The deal - almost two years in the making - is the first of its kind to use intangible assets.

Previous deals of this kind, including that struck for Marks & Spencer by Deloitte, have mainly leveraged property assets. TUI had no significant such assets. 

A partnership trust now owns the Thomson and First Choice brands, valued independently at £305m, and will receive royalties for their use representing 1.65% of turnover generated by the brands and £33m annually.

The scheme sponsor retains operational control of the brands. Only if the group becomes insolvent will the scheme be able to appoint a new partner and assume control of the brands. 
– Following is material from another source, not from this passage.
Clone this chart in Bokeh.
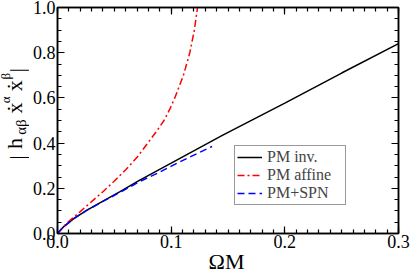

Transfer of the brands immediately injected £275m into the TUI pension schemes. The arrangements provide the schemes with a bond-like investment in the partnership, with a fixed return over a 15-year period and a capital injection at the end of it up to £275m.

TUI has also merged the four smallest of its six schemes - the result of successive mergers and acquisitions - into a single structure, which leaves the firm with three schemes: BAL, TUI UK and Thomson Airways.

TUI reward director David House said the company had decided against merging all six schemes because of the "challenging" structure of Britannia Airways scheme.

"It would have meant putting all the schemes into a structure where two member-appointed trustees can veto a board decision," he said.

The new arrangement places 2.5% caps on pensionable pay of employees earning more than £30,000. A defined contribution scheme will make up the difference. Lower earners will retain the final salary structure on full accrual - an arrangement House described as "both affordable and socially responsible".

Asked why the company had not simply closed the schemes to future accrual, he said: "We've achieved the same level of saving without doing it. This arrangement is more innovative, better for employees and a better solution for stakeholders."

The company says the deal will reduce its cash obligations to the merged schemes from £90m to £52m annually.